The canary environment can be treated as a separate branch, or as the target of the CI/CD for `production`, with a manual step to propagate approved tags to production.

####  Monitoring

GitLab Jobs are used to push new tags and merges to `master` and `production`. Alerts are emailed out when these jobs fail.

It may be useful to set up additional alerting.

If possible, we should tag production monitoring tools with the time that each new version becomes active.  This makes it much easier to see which change to the deployed verions caused a change in monitored statistics.

### Additional Considerations

Any configuration files that are checked in to source control need to take into account that they cannot be specific to the production environment.
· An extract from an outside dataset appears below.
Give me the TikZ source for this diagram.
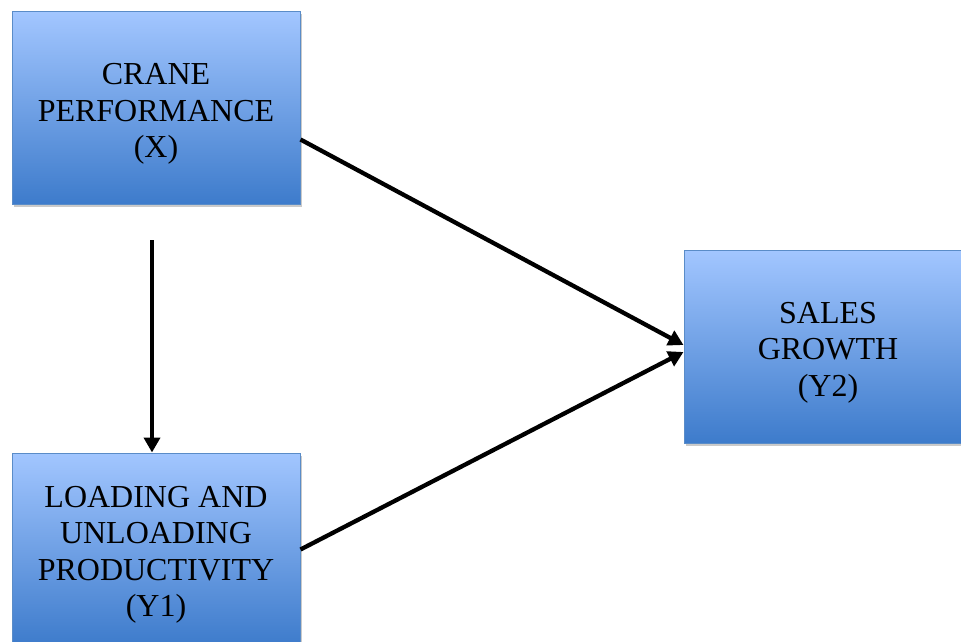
\documentclass[tikz,border=0pt]{standalone}
\usepackage{fontspec}
\setmainfont{Liberation Serif}
\usetikzlibrary{arrows.meta,shadows}
\definecolor{boxtop}{HTML}{A2C6FF}
\definecolor{boxbot}{HTML}{3D7BCB}
\definecolor{boxline}{HTML}{5A8CC8}
\newcommand{\lowstrut}{\rule{0pt}{32pt}}
\begin{document}
\begin{tikzpicture}[x=1pt,y=1pt,
  varbox/.style={draw=boxline, line width=1pt, top color=boxtop, bottom color=boxbot,
    minimum width=288pt, minimum height=193pt, inner sep=0pt, align=center,
    font=\fontsize{32}{36.5}\selectfont,
    drop shadow={shadow xshift=1.5pt, shadow yshift=-2.5pt, opacity=0.35, fill=black!60}},
  link/.style={line width=4.3pt, -{Triangle[length=15pt,width=16pt]}}]
\useasboundingbox (0,0) rectangle (961,641);
\begin{scope}
\clip (0,0) rectangle (961,641);
\node[varbox] (X) at (156,532.5) {\lowstrut CRANE\\PERFORMANCE\\(X)};
\node[varbox] (Y1) at (156,91.5) {\lowstrut LOADING AND\\UNLOADING\\PRODUCTIVITY\\(Y1)};
\node[varbox] (Y2) at (828,294) {\lowstrut SALES\\GROWTH\\(Y2)};
\coordinate (xs) at ([xshift=-4pt,yshift=-35pt]X.south);
\coordinate (y1n) at ([xshift=-4pt]Y1.north);
\draw[link] (xs) -- (y1n);
\draw[link] ([yshift=-31pt]X.east) -- ([yshift=2pt]Y2.west);
\draw[link] (Y1.east) -- ([yshift=-5pt]Y2.west);
\end{scope}
\end{tikzpicture}
\end{document}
Currently, environments are separated by putting their config files into a separate directory and manually changing to that directory before running the scripts.  Any CI/CD scripts need to take into account which environment the script is running for, and which config files they are using.

### Alternatives

- Creating a branch per environment, and then independently merging feature branches to each environment branch (as described in [ENV branching with Git](
https://www.wearefine.com/mingle/env-branching-with-git/)), does not solve the problem of ensuring repeatable transitions from staging to production. If it's possible for production to get ahead of staging, then it will.
- Nightly builds - should be unnecessary since a build is being created for every change to the `master` branch.